Из книг «армейских» военных за последнее время, кроме «Тяжелого дивизиона» Лебеденко, нечего назвать. Тихоновская «Война», превознесенная некоторыми московскими критиками как шедевр, насквозь риторична и представляет собой лишь умную, ловкую подделку под искусство, увлечение, пафос или энтузиазм. Книга пуста и плоска, в ней нет ни одной мысли, что, конечно, и оценено в Москве по достоинству. Даровитый человек, Тихонов в своей «Войне» окончательно и решительно «перестроился» и за это причтен к лику рекомендованных классиков. А больше ничего и нет, если не считать, конечно, добросовестного и никчемного рукоделия, находящего себе место в «оборонных» журналах, но к литературе отношения не имеющего. Гражданская война истощила воображение авторов. С тех пор, как она отошла в область предания, и повествовать о ней стало не принято, армия тщетно ждет своих певцов или хотя бы только бытописателей.
Флоту повезло. Правда у него есть и природное преимущество, которое должно к нему привлекать и тянуть: прелесть и величие самого моря, очарование стихии, служащей фоном во всяком рассказе о жизни на корабле… К этому все более или менее чувствительны, и как бы ни был предвзят и прямолинеен «классовый подход» в изображении событий, стихия все-таки возьмет свое. Если автор бессилен найти для него новые личные слова, то неизбежно воспользуется одним из готовых клише, — и все-таки в его повествование ворвется широкий и вольный морской дух, будто ветер в распахнувшееся окно.
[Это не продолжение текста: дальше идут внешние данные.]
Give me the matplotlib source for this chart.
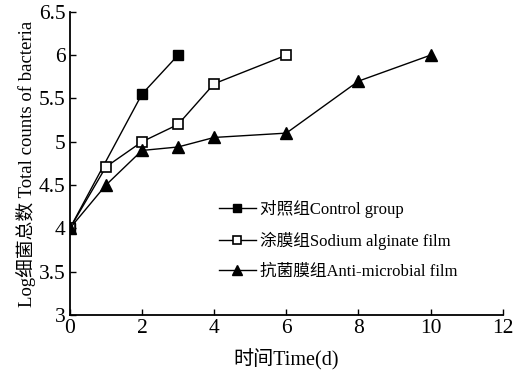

О море писать легче, чем о земле. Море, по вековой бессмертной традиции, как бы облагораживает человека, возвышает его, за свой счет делает поэтом, в то время как земля никаких готовых козырей в творческую игру не дает. Оттого у литературы с морем — давняя, неразрывная дружба.
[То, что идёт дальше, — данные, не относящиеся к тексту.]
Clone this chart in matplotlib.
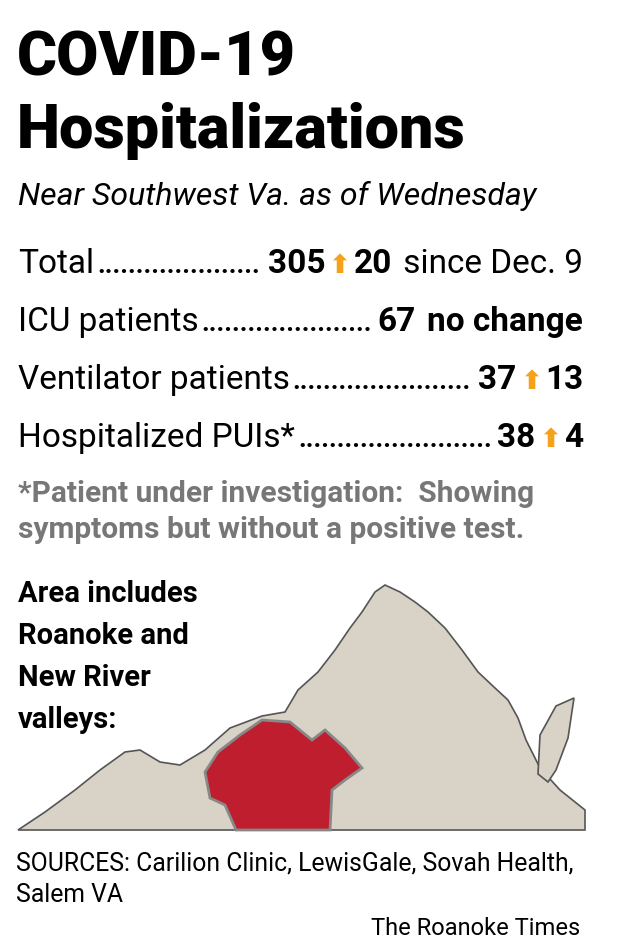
import matplotlib
matplotlib.use("Agg")
import matplotlib.pyplot as plt
from matplotlib.patches import Polygon

W, H = 619, 948
title_lines = ["COVID-19", "Hospitalizations"]
subtitle = "Near Southwest Va. as of Wednesday"
labels = ["Total", "ICU patients", "Ventilator patients", "Hospitalized PUIs*"]
values = ["305", "67", "37", "38"]
changes = ["20", "no change", "13", "4"]
change_up = [True, False, True, True]
change_suffix = [" since Dec. 9", "", "", ""]
footnote = ["*Patient under investigation:  Showing", "symptoms but without a positive test."]
area_text = ["Area includes", "Roanoke and", "New River", "valleys:"]
sources = ["SOURCES: Carilion Clinic, LewisGale, Sovah Health,", "Salem VA"]
credit = "The Roanoke Times"

# rough state outlines (pixel space)
va_outline = [(18,830),(45,812),(75,790),(100,770),(125,752),(140,750),(160,762),(180,765),
              (205,750),(230,728),(262,716),(285,712),(298,690),(318,672),(335,650),(350,628),
              (362,612),(375,592),(385,585),(400,592),(415,602),(428,612),(445,628),(462,650),
              (478,672),(495,688),(508,700),(518,718),(526,740),(540,768),(560,790),(585,810),(585,830)]
eastern_shore = [(540,735),(556,706),(574,698),(568,738),(556,770),(548,782),(538,774)]
region = [(205,772),(218,752),(240,735),(262,720),(290,722),(312,740),(325,730),(345,748),
          (362,768),(345,780),(332,790),(330,830),(236,830),(225,805),(210,798)]

fig = plt.figure(figsize=(W/100, H/100), dpi=100)
ax = fig.add_axes([0, 0, 1, 1])
ax.set_xlim(0, W); ax.set_ylim(H, 0); ax.axis("off")

BF = "Roboto"
for i, t in enumerate(title_lines):
    ax.text(17, 75 + i*73, t, fontsize=44, fontweight="black", family=BF, va="baseline")
ax.text(18, 205, subtitle, fontsize=23, style="italic", family=BF, va="baseline")

fig.canvas.draw()
r = fig.canvas.get_renderer()
def width(t):
    return t.get_window_extent(renderer=r).width

ORANGE = "#f5a21b"
rows_y = [273, 331, 389, 447]
fs = 24
for i in range(4):
    y = rows_y[i]
    x = 583
    parts = []
    if change_suffix[i]:
        parts.append((change_suffix[i], "normal", "black"))
    parts.append((changes[i], "bold", "black"))
    if change_up[i]:
        parts.append(("\u2B06", "bold", ORANGE))
    else:
        parts.append((" ", "normal", "black"))
    parts.append((values[i], "bold", "black"))
    for s, w, c in parts:
        fam = "DejaVu Sans" if s == "\u2B06" else BF
        t = ax.text(x, y, s, fontsize=fs if fam == BF else 19, fontweight=w, color=c,
                    family=fam, ha="right", va="baseline")
        fig.canvas.draw()
        x -= width(t) + (3 if s != " " else 0)
    lab = ax.text(18, y, labels[i], fontsize=fs, family=BF, va="baseline")
    fig.canvas.draw()
    x0 = 18 + width(lab) + 3
    n = 60
    while n > 0:
        d = ax.text(x0, y, "." * n, fontsize=fs*0.8, fontweight="bold", family=BF, va="baseline")
        fig.canvas.draw()
        if x0 + width(d) <= x + 2:
            break
        d.remove(); n -= 1

for i, t in enumerate(footnote):
    ax.text(18, 502 + i*36, t, fontsize=21.5, fontweight="bold", color="#777777", family=BF, va="baseline")
for i, t in enumerate(area_text):
    ax.text(18, 602 + i*42, t, fontsize=21, fontweight="bold", family=BF, va="baseline")

ax.add_patch(Polygon(va_outline, closed=True, fc="#d9d3c7", ec="#555555", lw=1.2))
ax.add_patch(Polygon(eastern_shore, closed=True, fc="#d9d3c7", ec="#555555", lw=1.2))
ax.add_patch(Polygon(region, closed=True, fc="#bf1e2e", ec="#888888", lw=2))

for i, t in enumerate(sources):
    ax.text(16, 870 + i*32, t, fontsize=17.8, family=BF, va="baseline")
ax.text(580, 935, credit, fontsize=17, family=BF, ha="right", va="baseline")

fig.savefig("out.png", dpi=100)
Из советских морских романов самый известный — «Цусима» Новикова-Прибоя. Книгу эту в России много читают и довольно единодушно хвалят. Книга не лишена внешней занимательности и написана не без бойкости. Не касаюсь, разумеется, ее политической тенденции, которая грубо односторонняя и порой заставляет автора, участника цусимского боя, бессовестно подтасовывать факты: говорю только о качестве повествования. Увлечение «широких масс» романом Новикова-Прибоя понять можно. Но надо все-таки добавить, что это роман полулитературный: читателя мало-мальски требовательного он не удовлетворит… «Цусима» написана просто, — но и только. Хорошо, что в ней нет вывертов и того, что сейчас в России называют «трюкачеством», но это простота еще первичная, сырая, ни через какие испытания не прошедшая. Такие романы — с диаметрально-противоположной тенденцией, конечно, — помещались в доброе старое время в «Историческом вестнике» или в приложениях к «Ниве» и тоже читались усердно и с увлечением десятками тысяч людей. Никому, однако, не приходило в голову устраивать по их поводу «дискуссии» или писать исследования об их стиле и художественных особенностях. Авторы этих произведений не претендовали и на роль учителей молодежи, как явно претендует охмелевший от комплиментов Новиков-Прибой. Кстати, Горький недавно поставил автора «Цусимы» на место: по существу, это совершенно правильно и справедливо, конечно, но вызвано-то, пожалуй, было тем, что возрастающая популярность одного великого писателя показалась опасной и обидной для другого — единственного, несравненного и величайшего. «Есть в небе солнце — к чему вам звезды!»